Using 1280 x 720 video frames, the SSDJetson SPE processes around 17fps. This is not bad but less than the 21fps achieved by the monolithic example code. The problem is that, in order to achieve the one to many and many to one, heterogeneous multi-node network graphical design capability, rt-ai currently uses MQTT brokers to move data and provide multicast as necessary. Even when the broker and the SPEs are running on the same node, it is obviously less efficient than pointer passing within monolithic code.
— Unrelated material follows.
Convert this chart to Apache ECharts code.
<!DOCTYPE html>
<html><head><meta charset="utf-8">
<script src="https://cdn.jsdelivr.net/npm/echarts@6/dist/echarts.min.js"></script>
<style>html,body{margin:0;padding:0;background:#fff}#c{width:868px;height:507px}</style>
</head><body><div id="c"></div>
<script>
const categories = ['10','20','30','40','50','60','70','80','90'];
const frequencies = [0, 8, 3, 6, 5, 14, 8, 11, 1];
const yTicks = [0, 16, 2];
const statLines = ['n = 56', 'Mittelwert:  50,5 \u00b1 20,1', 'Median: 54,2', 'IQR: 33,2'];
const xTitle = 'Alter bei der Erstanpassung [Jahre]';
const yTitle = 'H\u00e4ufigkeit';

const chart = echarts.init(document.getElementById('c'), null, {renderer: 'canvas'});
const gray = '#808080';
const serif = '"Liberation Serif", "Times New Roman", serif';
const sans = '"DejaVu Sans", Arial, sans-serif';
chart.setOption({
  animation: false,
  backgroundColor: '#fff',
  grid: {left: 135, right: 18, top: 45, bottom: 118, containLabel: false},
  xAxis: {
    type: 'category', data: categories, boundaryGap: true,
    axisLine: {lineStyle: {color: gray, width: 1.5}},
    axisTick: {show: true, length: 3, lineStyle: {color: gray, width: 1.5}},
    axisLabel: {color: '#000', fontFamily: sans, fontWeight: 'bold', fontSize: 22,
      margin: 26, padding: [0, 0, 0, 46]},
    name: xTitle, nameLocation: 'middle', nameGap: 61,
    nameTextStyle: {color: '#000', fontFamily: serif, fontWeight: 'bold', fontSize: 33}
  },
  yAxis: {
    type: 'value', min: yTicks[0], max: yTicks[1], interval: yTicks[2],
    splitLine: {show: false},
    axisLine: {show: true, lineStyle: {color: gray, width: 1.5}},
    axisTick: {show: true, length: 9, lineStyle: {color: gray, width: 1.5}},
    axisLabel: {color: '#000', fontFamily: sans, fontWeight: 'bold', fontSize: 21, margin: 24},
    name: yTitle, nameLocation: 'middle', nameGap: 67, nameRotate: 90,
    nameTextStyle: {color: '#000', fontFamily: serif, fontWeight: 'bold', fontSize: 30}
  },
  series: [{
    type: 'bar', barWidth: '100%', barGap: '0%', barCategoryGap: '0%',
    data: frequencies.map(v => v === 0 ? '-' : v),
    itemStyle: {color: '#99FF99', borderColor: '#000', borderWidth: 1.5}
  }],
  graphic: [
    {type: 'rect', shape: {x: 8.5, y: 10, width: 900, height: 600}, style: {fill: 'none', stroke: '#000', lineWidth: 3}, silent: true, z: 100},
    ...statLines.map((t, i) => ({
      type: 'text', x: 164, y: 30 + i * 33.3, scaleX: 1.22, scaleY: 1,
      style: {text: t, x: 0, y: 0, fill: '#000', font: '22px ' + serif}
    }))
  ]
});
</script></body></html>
This “inefficiency of generality” isn’t really visible on powerful x86 machines but has an impact on devices like the Jetson Nano and Raspberry Pi. The solution to this is to recognize such local links and side-step the MQTT broker interface using shared memory. This optimization will be done automatically in rtaiDesigner when it generates the configurations for each SPE in an SPN, flagging appropriate nodes as sources or sinks of shared memory links when both source and sink SPEs reside on the same node.

Jetson Nano and rt-ai

The Jetson Nano is an obvious platform for rt-ai to support, to go with the existing Intel NCS2 and Coral edge platforms. One nice plus is that the Jetson Nano comes basically ready to go, all set up for inference.
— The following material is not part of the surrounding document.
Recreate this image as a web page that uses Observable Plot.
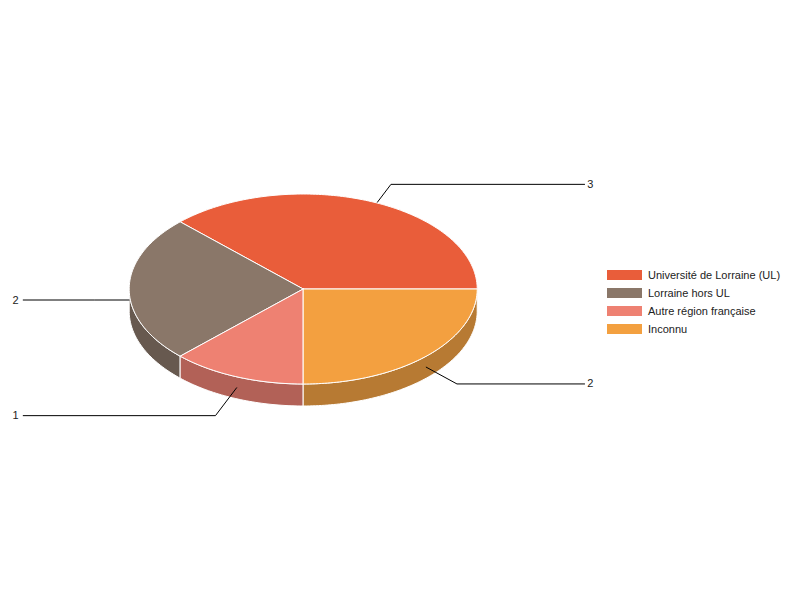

The screen capture above shows the Nano running the detectnet-camera example code using a webcam as the source generating 1280 x 720 frames and SSD-Mobilenet-v2 as the model. Performance was not bad at 21fps running at 10W, 16fps running at 5W. The heatsink did get very hot in a pretty short space of time however!

Installing the rt-ai runtime was no problem at all and it was easy to utilize the H.264 accelerated pipeline in rt-ai’s RTSP camera capture module. The screen capture above shows this running along with a viewer, demonstrating basic rt-ai funtionality.

Next up is to roll the detection code into an rt-ai Stream Processing Element (SPE). This will generate identical metadata to the existing SSD detectors, allowing full compatibility between server GPU, Jetson, NCS 2 and Coral SSD detectors.